## Data lines
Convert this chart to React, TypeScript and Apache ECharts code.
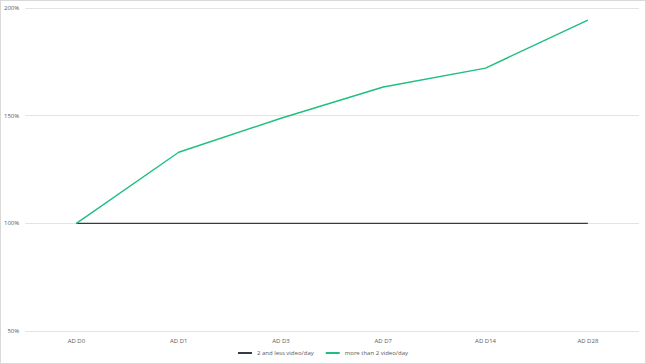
import React, { useEffect, useRef } from "react";
import * as echarts from "echarts";

const categories = ["AD D0", "AD D1", "AD D3", "AD D7", "AD D14", "AD D28"];
const lessSeries = [100, 100, 100, 100, 100, 100];
const moreSeries = [100, 133, 148.8, 163.3, 172.1, 194.4];
const seriesNames = ["2 and less video/day", "more than 2 video/day"];

export default function App() {
  const ref = useRef<HTMLDivElement>(null);
  useEffect(() => {
    document.body.style.margin = "0";
    const chart = echarts.init(ref.current!, null, { renderer: "svg" });
    const font = "Open Sans, Liberation Sans, sans-serif";
    chart.setOption({
      animation: false,
      backgroundColor: "#ffffff",
      grid: { left: 24, right: 6, top: 7, bottom: 32, containLabel: false },
      legend: {
        bottom: 2,
        left: "center",
        itemWidth: 14,
        itemHeight: 2,
        itemGap: 12,
        icon: "rect",
        textStyle: { fontSize: 6, color: "#595959", fontFamily: font },
        data: seriesNames,
      },
      xAxis: {
        type: "category",
        data: categories,
        boundaryGap: true,
        axisLine: { show: false },
        axisTick: { show: false },
        axisLabel: { fontSize: 6, color: "#595959", fontFamily: font, margin: 7 },
      },
      yAxis: {
        type: "value",
        min: 50,
        max: 200,
        interval: 50,
        axisLine: { show: false },
        axisTick: { show: false },
        splitLine: { lineStyle: { color: "#e3e3e3", width: 1 } },
        axisLabel: {
          fontSize: 6,
          color: "#595959",
          fontFamily: font,
          margin: 6,
          formatter: (v: number) => v + "%",
        },
      },
      series: [
        {
          name: seriesNames[0],
          type: "line",
          data: lessSeries,
          symbol: "none",
          lineStyle: { color: "#333a4a", width: 1.2 },
          itemStyle: { color: "#333a4a" },
        },
        {
          name: seriesNames[1],
          type: "line",
          data: moreSeries,
          symbol: "none",
          lineStyle: { color: "#1fbf7f", width: 1.4 },
          itemStyle: { color: "#1fbf7f" },
        },
      ],
    });
    return () => chart.dispose();
  }, []);
  return (
    <div
      style={{
        position: "absolute",
        left: 0,
        top: 0,
        width: 646,
        height: 364,
        border: "1px solid #d9d9d9",
        boxSizing: "border-box",
        background: "#fff",
      }}
    >
      <div ref={ref} style={{ width: 644, height: 362 }} />
    </div>
  );
}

## The task
Using the data above, write out every line exactly, leaving the images behind.

## Exercise output
Convert this chart to React, TypeScript and Apache ECharts code.
import React, { useEffect, useRef } from "react";
import * as echarts from "echarts";

const categories = ["AD D0", "AD D1", "AD D3", "AD D7", "AD D14", "AD D28"];
const lessSeries = [100, 100, 100, 100, 100, 100];
const moreSeries = [100, 133, 148.8, 163.3, 172.1, 194.4];
const seriesNames = ["2 and less video/day", "more than 2 video/day"];

export default function App() {
  const ref = useRef<HTMLDivElement>(null);
  useEffect(() => {
    document.body.style.margin = "0";
    const chart = echarts.init(ref.current!, null, { renderer: "svg" });
    const font = "Open Sans, Liberation Sans, sans-serif";
    chart.setOption({
      animation: false,
      backgroundColor: "#ffffff",
      grid: { left: 24, right: 6, top: 7, bottom: 32, containLabel: false },
      legend: {
        bottom: 2,
        left: "center",
        itemWidth: 14,
        itemHeight: 2,
        itemGap: 12,
        icon: "rect",
        textStyle: { fontSize: 6, color: "#595959", fontFamily: font },
        data: seriesNames,
      },
      xAxis: {
        type: "category",
        data: categories,
        boundaryGap: true,
        axisLine: { show: false },
        axisTick: { show: false },
        axisLabel: { fontSize: 6, color: "#595959", fontFamily: font, margin: 7 },
      },
      yAxis: {
        type: "value",
        min: 50,
        max: 200,
        interval: 50,
        axisLine: { show: false },
        axisTick: { show: false },
        splitLine: { lineStyle: { color: "#e3e3e3", width: 1 } },
        axisLabel: {
          fontSize: 6,
          color: "#595959",
          fontFamily: font,
          margin: 6,
          formatter: (v: number) => v + "%",
        },
      },
      series: [
        {
          name: seriesNames[0],
          type: "line",
          data: lessSeries,
          symbol: "none",
          lineStyle: { color: "#333a4a", width: 1.2 },
          itemStyle: { color: "#333a4a" },
        },
        {
          name: seriesNames[1],
          type: "line",
          data: moreSeries,
          symbol: "none",
          lineStyle: { color: "#1fbf7f", width: 1.4 },
          itemStyle: { color: "#1fbf7f" },
        },
      ],
    });
    return () => chart.dispose();
  }, []);
  return (
    <div
      style={{
        position: "absolute",
        left: 0,
        top: 0,
        width: 646,
        height: 364,
        border: "1px solid #d9d9d9",
        boxSizing: "border-box",
        background: "#fff",
      }}
    >
      <div ref={ref} style={{ width: 644, height: 362 }} />
    </div>
  );
}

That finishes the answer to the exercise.